▸ Given instruction: Return the lines that follow, exactly as they appear, from the first through the one containing "['#0aa0e2', '#a0a0a0', '#1c6fb9', '#e8591d'];"; no pictures are to be included.
———
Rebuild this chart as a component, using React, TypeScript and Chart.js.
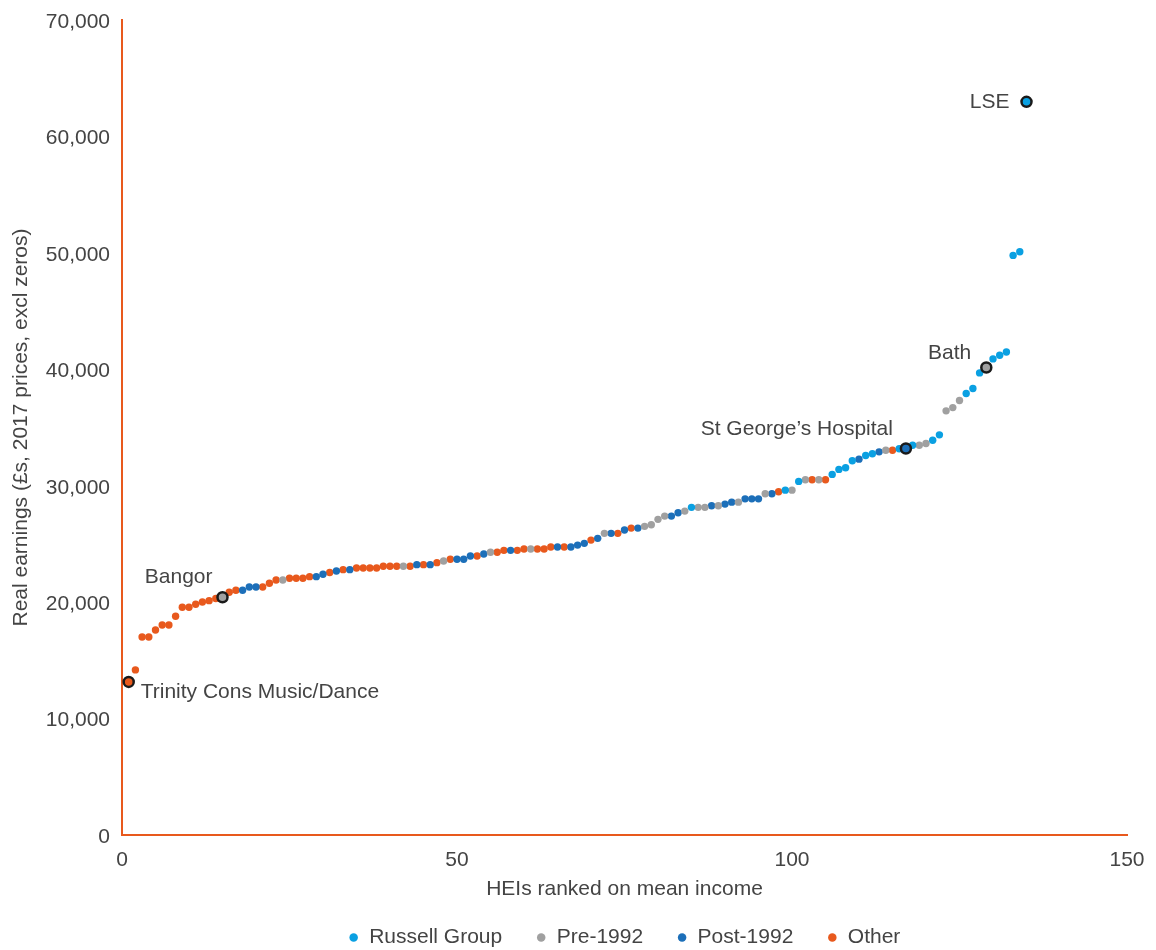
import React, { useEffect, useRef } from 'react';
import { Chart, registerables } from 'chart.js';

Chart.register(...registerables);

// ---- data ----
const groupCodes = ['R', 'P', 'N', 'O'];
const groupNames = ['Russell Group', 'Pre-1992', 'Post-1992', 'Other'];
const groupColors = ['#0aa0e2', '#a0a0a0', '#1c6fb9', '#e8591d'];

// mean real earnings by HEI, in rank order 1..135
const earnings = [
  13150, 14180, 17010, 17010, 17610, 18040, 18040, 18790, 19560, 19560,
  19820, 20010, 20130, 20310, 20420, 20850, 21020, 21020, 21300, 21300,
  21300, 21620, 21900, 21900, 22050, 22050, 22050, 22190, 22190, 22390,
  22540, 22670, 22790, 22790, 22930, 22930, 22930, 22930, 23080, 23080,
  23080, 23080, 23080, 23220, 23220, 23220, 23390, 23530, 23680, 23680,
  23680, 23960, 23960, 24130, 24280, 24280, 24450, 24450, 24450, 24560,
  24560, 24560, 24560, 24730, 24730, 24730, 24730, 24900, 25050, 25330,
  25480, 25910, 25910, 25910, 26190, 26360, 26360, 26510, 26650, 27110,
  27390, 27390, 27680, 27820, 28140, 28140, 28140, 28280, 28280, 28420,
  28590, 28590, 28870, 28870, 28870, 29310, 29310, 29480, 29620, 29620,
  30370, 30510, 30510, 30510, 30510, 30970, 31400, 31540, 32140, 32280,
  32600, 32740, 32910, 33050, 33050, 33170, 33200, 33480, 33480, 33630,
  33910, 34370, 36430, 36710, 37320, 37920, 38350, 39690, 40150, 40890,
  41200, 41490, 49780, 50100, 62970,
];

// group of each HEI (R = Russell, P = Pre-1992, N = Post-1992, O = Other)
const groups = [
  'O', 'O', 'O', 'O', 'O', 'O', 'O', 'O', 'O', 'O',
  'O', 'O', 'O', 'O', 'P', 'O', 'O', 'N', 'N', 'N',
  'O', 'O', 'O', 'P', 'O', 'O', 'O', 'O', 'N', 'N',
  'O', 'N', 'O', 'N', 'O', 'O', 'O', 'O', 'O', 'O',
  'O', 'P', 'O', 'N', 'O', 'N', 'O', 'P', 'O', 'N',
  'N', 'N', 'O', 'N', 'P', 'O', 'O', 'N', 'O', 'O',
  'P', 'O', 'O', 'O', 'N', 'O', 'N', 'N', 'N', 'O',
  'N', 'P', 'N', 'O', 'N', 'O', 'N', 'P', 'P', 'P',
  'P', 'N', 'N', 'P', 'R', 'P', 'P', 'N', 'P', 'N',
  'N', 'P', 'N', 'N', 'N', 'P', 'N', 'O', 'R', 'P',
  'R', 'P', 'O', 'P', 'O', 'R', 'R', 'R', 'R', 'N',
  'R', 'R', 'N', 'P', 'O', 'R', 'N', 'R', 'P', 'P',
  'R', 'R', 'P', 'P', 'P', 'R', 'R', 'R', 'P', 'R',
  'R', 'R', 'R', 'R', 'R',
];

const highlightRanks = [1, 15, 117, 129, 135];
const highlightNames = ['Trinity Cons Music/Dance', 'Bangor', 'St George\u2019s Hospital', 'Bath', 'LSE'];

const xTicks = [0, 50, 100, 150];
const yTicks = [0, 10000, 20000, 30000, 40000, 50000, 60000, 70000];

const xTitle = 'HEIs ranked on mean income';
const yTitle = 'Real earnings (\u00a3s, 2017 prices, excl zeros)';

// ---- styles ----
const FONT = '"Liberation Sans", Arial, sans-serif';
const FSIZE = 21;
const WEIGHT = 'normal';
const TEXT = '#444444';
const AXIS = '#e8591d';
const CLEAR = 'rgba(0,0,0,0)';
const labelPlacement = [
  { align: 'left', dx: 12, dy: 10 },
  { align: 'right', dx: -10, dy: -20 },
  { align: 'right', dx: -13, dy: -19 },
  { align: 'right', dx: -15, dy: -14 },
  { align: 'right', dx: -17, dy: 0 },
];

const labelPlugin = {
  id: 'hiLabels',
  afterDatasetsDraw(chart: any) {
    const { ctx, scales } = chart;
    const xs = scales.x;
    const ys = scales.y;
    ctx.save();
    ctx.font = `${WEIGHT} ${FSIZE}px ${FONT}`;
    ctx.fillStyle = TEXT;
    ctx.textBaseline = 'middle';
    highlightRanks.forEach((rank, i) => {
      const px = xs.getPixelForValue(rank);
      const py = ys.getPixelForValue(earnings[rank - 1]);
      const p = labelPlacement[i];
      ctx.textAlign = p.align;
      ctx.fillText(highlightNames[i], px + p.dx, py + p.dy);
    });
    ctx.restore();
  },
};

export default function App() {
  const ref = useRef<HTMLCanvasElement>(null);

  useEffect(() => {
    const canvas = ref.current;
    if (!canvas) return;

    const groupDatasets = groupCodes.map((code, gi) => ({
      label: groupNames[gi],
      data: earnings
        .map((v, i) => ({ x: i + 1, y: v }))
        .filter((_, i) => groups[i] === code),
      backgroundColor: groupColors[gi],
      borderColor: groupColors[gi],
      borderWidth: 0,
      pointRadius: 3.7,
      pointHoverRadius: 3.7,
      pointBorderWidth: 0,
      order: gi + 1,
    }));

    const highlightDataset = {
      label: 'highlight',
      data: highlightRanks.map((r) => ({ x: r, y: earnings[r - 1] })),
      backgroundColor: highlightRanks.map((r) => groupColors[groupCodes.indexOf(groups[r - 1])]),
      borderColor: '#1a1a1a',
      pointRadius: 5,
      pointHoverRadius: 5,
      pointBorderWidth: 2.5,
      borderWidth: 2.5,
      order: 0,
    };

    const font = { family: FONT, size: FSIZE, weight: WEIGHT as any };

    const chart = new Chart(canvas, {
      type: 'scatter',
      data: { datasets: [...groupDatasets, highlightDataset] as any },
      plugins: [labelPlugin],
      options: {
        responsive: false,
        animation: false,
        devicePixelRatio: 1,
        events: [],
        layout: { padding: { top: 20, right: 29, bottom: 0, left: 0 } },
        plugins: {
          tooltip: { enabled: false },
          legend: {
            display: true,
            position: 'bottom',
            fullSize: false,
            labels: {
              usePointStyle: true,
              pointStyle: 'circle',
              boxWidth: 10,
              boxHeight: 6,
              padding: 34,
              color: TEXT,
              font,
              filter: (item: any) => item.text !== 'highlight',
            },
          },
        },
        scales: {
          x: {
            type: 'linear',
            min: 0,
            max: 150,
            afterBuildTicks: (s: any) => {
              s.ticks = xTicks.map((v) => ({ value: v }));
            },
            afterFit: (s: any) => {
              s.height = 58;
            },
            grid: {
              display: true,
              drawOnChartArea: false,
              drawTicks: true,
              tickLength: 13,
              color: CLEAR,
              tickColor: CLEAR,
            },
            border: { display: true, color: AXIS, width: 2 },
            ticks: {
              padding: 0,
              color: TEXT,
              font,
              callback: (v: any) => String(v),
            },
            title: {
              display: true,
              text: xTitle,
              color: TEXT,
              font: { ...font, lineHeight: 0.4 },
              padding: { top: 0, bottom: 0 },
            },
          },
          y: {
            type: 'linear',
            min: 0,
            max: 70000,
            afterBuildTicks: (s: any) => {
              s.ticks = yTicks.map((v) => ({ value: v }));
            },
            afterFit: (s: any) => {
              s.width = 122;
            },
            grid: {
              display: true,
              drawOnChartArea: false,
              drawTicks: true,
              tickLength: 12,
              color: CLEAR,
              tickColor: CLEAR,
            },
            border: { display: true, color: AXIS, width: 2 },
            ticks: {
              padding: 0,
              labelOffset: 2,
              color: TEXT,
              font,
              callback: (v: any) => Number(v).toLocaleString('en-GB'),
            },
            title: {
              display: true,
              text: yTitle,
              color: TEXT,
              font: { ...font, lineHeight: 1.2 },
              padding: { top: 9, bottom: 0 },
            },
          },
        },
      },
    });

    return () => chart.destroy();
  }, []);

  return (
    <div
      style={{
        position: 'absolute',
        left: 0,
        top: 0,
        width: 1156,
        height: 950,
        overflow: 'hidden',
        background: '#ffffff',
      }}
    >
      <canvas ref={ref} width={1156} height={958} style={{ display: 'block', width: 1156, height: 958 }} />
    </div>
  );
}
———
▸ Answer for the task:
Rebuild this chart as a component, using React, TypeScript and Chart.js.
import React, { useEffect, useRef } from 'react';
import { Chart, registerables } from 'chart.js';

Chart.register(...registerables);

// ---- data ----
const groupCodes = ['R', 'P', 'N', 'O'];
const groupNames = ['Russell Group', 'Pre-1992', 'Post-1992', 'Other'];
const groupColors = ['#0aa0e2', '#a0a0a0', '#1c6fb9', '#e8591d'];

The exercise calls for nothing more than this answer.